The charge carriers' separation and the light harvesting ability are two key factors affecting the photocatalytic activity of photocatalysts. In this work, nitrogen-doped carbon quantum dots (N-CQDs) modified Bi2O4 (N-CQDs/Bi2O4) are fabricated via a facile hydrothermal method, which serve as efficient photocatalysts toward methyl orange (MO) degradation. The photocatalytic experimental results demonstrate that enhanced photocatalytic activities are acquired for all N-CQDs modified Bi2O4 composites. Moreover, 0.3 % N-CQDs/Bi2O4 exhibits the optimal photocatalytic activity with the reaction rate about 3.1-fold, 2.3-fold, and 2.9-fold of pure Bi2O4 under solar light, visible light, and near-infrared light irradiation.

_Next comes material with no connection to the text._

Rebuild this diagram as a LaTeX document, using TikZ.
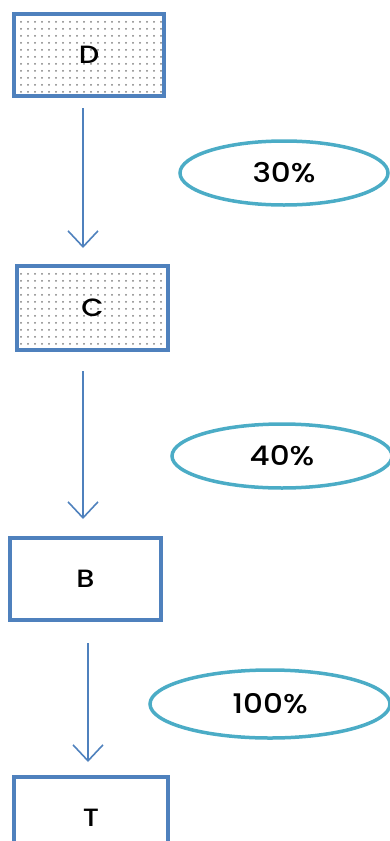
\documentclass[tikz,border=0pt]{standalone}
\usepackage{fontspec}
\setmainfont{Poppins}
\newfontfamily\labelfont{Poppins Medium}[FakeStretch=1.15]
\usepackage{tikz}
\usetikzlibrary{arrows.meta, patterns.meta, shapes.geometric}

\definecolor{boxblue}{RGB}{79,129,189}
\definecolor{ringblue}{RGB}{75,172,198}

\begin{document}
\begin{tikzpicture}[%
  x=1pt, y=-1pt,
  level/.style={draw=boxblue, line width=4pt, minimum width=150pt,
    minimum height=82pt, font=\labelfont\fontsize{25}{28}\selectfont},
  dotted fill/.style={preaction={fill=white},
    pattern={Dots[distance=7pt, radius=1pt]}, pattern color=gray},
  share/.style={ellipse, draw=ringblue, line width=3.5pt,
    minimum width=208pt, minimum height=64pt, font=\labelfont\fontsize{27}{30}\selectfont},
  flow/.style={draw=boxblue, line width=1.6pt,
    -{Straight Barb[length=16pt, width=30pt, line width=1.6pt]}}]

  \clip (0,0) rectangle (390,841);

  \node [level, dotted fill] (D) at (89,55) {D};
  \node [level, dotted fill, minimum width=151pt, minimum height=84pt] (C) at (92.5,308) {C};
  \node [level, minimum width=151pt] (B) at (85.5,579) {B};
  \node [level, minimum width=154pt] (T) at (91,818) {T};

  \node [share] (dc) at (284,173) {30\%};
  \node [share, minimum width=220pt] (cb) at (282,456) {40\%};
  \node [share, minimum width=240pt, minimum height=68pt] (bt) at (270,704) {100\%};

  % arrows between levels
  \draw [flow, shorten <=10pt, shorten >=16pt]
    ([xshift=-6pt]D.south) -- ([xshift=-6pt]D.south |- C.north);
  \draw [flow, shorten <=19pt, shorten >=17pt]
    ([xshift=-9.5pt]C.south) -- ([xshift=-9.5pt]C.south |- B.north);
  \draw [flow, shorten <=21pt, shorten >=13pt]
    ([xshift=2.5pt]B.south) -- ([xshift=2.5pt]B.south |- T.north);
\end{tikzpicture}
\end{document}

Such significantly increased photocatalytic performance can be ascribed to the following two advantages of N-CQDs: high conductivity that accelerate the separation of charge carriers and the upconversion behavior to enlarge light harvesting range. Additionally, the trapping experiments suggest that holes (h(+)) are of vital importance for the degradation process. This work paves the way for developing advanced photocatalyst with high charge separation efficiency and full-spectrum utilization.